Current limitations of semantic Gaussian representations include:

Dependency on 2D encoders: Semantic fidelity is upper-bounded by the expressiveness of CLIP, DINO, OpenSeg, or SAM feature sources; rare or complex semantics may be missed (Guo et al., 2024).
Multi-object/relation handling: Single linear separators or codebooks may not suffice for complex, relational, or fine-grained queries (Qu et al., 2024).
Incomplete geometry/semantic reconstruction: Sparse coverage, failure modes in the underlying Gaussian model, or imprecise projection may lead to holes or outlier semantic assignments (Zhang et al., 8 Apr 2025, Li et al., 2024). Active research focuses on fusing multiple encoder backbones, nonlinear semantic separators, joint Gaussian refinement, interactive and dynamic scene editing, and scaling to urban/large-scale environments with global priors (Zhang et al., 29 Oct 2025, Labe et al., 2024, Wewer et al., 2024).

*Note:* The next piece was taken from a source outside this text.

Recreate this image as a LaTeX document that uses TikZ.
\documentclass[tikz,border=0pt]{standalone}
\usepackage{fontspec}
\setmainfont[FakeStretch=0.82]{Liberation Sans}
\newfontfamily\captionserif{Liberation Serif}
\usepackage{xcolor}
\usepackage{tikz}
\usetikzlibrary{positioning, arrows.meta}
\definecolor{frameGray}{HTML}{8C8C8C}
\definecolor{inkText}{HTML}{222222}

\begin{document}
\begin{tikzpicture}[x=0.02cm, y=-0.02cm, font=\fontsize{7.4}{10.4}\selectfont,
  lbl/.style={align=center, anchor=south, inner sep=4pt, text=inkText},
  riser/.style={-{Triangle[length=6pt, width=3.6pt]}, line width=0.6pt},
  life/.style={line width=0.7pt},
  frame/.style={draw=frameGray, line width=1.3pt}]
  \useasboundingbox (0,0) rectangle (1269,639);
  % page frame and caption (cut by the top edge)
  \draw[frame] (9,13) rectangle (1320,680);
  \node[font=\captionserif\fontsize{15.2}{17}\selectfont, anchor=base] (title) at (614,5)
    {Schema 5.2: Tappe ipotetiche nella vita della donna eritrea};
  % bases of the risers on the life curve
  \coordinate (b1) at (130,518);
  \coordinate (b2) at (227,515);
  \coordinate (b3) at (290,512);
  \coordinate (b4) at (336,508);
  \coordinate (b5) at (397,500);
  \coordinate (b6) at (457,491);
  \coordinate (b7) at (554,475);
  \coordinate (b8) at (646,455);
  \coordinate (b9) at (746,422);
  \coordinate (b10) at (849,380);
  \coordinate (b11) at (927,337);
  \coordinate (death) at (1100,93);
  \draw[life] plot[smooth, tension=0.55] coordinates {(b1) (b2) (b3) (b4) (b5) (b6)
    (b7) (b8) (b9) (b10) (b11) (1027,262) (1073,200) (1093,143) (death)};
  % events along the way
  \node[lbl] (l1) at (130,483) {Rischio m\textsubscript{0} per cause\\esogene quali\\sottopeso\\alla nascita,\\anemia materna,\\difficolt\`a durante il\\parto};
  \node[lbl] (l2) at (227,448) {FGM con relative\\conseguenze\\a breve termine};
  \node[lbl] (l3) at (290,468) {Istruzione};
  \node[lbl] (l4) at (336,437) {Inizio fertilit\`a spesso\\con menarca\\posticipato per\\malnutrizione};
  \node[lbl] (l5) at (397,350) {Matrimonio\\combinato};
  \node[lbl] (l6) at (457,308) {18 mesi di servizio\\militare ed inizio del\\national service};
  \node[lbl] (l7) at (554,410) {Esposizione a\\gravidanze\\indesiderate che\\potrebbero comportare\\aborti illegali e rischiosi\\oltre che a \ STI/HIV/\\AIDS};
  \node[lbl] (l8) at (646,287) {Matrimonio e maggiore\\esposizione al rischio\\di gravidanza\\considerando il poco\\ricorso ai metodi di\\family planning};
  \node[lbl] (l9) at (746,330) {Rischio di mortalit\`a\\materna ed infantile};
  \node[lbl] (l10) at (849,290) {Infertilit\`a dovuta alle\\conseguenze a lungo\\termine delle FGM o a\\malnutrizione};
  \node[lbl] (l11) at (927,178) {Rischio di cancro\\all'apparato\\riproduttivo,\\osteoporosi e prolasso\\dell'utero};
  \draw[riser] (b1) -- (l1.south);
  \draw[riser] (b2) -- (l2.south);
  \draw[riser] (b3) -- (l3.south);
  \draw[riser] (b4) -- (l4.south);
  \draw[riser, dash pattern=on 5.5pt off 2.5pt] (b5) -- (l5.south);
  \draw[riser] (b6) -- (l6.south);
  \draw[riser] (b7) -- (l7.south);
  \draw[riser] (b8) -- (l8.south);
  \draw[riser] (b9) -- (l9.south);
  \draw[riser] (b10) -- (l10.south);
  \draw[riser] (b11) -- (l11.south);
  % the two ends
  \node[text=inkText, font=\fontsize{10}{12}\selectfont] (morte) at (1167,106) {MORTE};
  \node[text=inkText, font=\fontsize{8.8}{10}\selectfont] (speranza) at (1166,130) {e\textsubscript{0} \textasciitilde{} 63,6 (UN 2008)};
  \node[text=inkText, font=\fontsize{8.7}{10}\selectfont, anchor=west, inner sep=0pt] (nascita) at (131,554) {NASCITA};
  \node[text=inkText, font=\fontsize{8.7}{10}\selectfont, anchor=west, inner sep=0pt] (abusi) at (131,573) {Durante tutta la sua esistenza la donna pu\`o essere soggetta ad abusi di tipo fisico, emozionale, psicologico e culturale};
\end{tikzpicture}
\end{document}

In summary, semantic Gaussians are a foundational mechanism for bridging high-fidelity 3D geometry and open-vocabulary semantics, enabling real-time, memory-efficient scene understanding, segmentation, and compositional manipulation. Recent research systematically addresses the challenges of high-dimensional compression, multi-view consistency, semantic projection, and adaptive pruning, pushing the limits of 3D scene representations for open-ended queries and applications (Shi et al., 2023, Guo et al., 2024, Zhang et al., 8 Apr 2025, Li et al., 2024, Liang et al., 2024, Qu et al., 2024).